SET TASK:
Leave out the pictures and repeat the data exactly.

DATA LINES:
====
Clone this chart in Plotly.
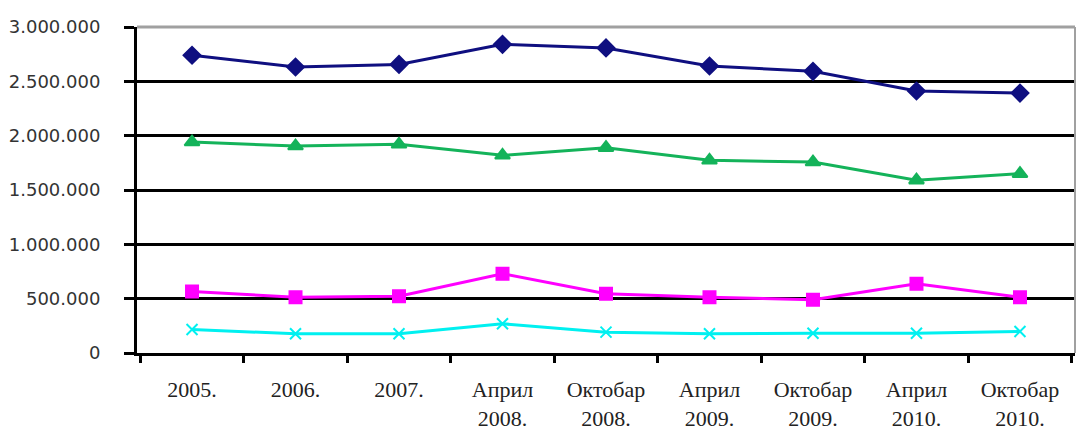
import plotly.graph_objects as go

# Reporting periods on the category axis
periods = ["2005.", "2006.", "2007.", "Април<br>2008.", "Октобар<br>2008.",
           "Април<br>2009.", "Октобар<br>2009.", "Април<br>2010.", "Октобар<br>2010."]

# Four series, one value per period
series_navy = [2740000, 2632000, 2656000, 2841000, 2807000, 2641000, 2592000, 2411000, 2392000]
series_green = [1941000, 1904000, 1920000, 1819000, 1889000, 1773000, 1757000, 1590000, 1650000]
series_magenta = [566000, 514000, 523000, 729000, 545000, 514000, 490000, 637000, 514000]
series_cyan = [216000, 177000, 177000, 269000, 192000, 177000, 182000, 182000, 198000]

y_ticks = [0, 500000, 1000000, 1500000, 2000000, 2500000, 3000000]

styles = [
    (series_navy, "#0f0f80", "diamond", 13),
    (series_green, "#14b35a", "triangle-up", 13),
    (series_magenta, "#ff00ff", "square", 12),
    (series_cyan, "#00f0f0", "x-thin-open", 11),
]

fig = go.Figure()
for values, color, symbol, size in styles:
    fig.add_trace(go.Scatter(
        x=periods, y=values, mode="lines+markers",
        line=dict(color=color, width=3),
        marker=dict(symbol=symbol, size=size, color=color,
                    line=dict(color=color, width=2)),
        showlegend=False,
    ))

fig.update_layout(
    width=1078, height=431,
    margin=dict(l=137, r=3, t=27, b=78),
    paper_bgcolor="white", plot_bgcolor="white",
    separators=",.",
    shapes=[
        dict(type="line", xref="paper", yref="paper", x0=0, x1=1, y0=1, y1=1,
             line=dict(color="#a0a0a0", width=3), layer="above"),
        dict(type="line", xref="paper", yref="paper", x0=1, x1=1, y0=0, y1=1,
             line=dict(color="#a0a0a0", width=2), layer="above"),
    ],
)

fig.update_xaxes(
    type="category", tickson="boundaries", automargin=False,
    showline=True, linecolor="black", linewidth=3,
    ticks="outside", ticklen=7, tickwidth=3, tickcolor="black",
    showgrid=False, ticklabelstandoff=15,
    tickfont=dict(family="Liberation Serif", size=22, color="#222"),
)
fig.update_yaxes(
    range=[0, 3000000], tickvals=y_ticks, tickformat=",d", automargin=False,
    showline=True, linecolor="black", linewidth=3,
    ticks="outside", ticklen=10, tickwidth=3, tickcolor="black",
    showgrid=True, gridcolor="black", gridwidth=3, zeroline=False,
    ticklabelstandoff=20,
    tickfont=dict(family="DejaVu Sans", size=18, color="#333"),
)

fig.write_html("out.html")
====
SOLUTION TO THE PROBLEM:
Clone this chart in Plotly.
import plotly.graph_objects as go

# Reporting periods on the category axis
periods = ["2005.", "2006.", "2007.", "Април<br>2008.", "Октобар<br>2008.",
           "Април<br>2009.", "Октобар<br>2009.", "Април<br>2010.", "Октобар<br>2010."]

# Four series, one value per period
series_navy = [2740000, 2632000, 2656000, 2841000, 2807000, 2641000, 2592000, 2411000, 2392000]
series_green = [1941000, 1904000, 1920000, 1819000, 1889000, 1773000, 1757000, 1590000, 1650000]
series_magenta = [566000, 514000, 523000, 729000, 545000, 514000, 490000, 637000, 514000]
series_cyan = [216000, 177000, 177000, 269000, 192000, 177000, 182000, 182000, 198000]

y_ticks = [0, 500000, 1000000, 1500000, 2000000, 2500000, 3000000]

styles = [
    (series_navy, "#0f0f80", "diamond", 13),
    (series_green, "#14b35a", "triangle-up", 13),
    (series_magenta, "#ff00ff", "square", 12),
    (series_cyan, "#00f0f0", "x-thin-open", 11),
]

fig = go.Figure()
for values, color, symbol, size in styles:
    fig.add_trace(go.Scatter(
        x=periods, y=values, mode="lines+markers",
        line=dict(color=color, width=3),
        marker=dict(symbol=symbol, size=size, color=color,
                    line=dict(color=color, width=2)),
        showlegend=False,
    ))

fig.update_layout(
    width=1078, height=431,
    margin=dict(l=137, r=3, t=27, b=78),
    paper_bgcolor="white", plot_bgcolor="white",
    separators=",.",
    shapes=[
        dict(type="line", xref="paper", yref="paper", x0=0, x1=1, y0=1, y1=1,
             line=dict(color="#a0a0a0", width=3), layer="above"),
        dict(type="line", xref="paper", yref="paper", x0=1, x1=1, y0=0, y1=1,
             line=dict(color="#a0a0a0", width=2), layer="above"),
    ],
)

fig.update_xaxes(
    type="category", tickson="boundaries", automargin=False,
    showline=True, linecolor="black", linewidth=3,
    ticks="outside", ticklen=7, tickwidth=3, tickcolor="black",
    showgrid=False, ticklabelstandoff=15,
    tickfont=dict(family="Liberation Serif", size=22, color="#222"),
)
fig.update_yaxes(
    range=[0, 3000000], tickvals=y_ticks, tickformat=",d", automargin=False,
    showline=True, linecolor="black", linewidth=3,
    ticks="outside", ticklen=10, tickwidth=3, tickcolor="black",
    showgrid=True, gridcolor="black", gridwidth=3, zeroline=False,
    ticklabelstandoff=20,
    tickfont=dict(family="DejaVu Sans", size=18, color="#333"),
)

fig.write_html("out.html")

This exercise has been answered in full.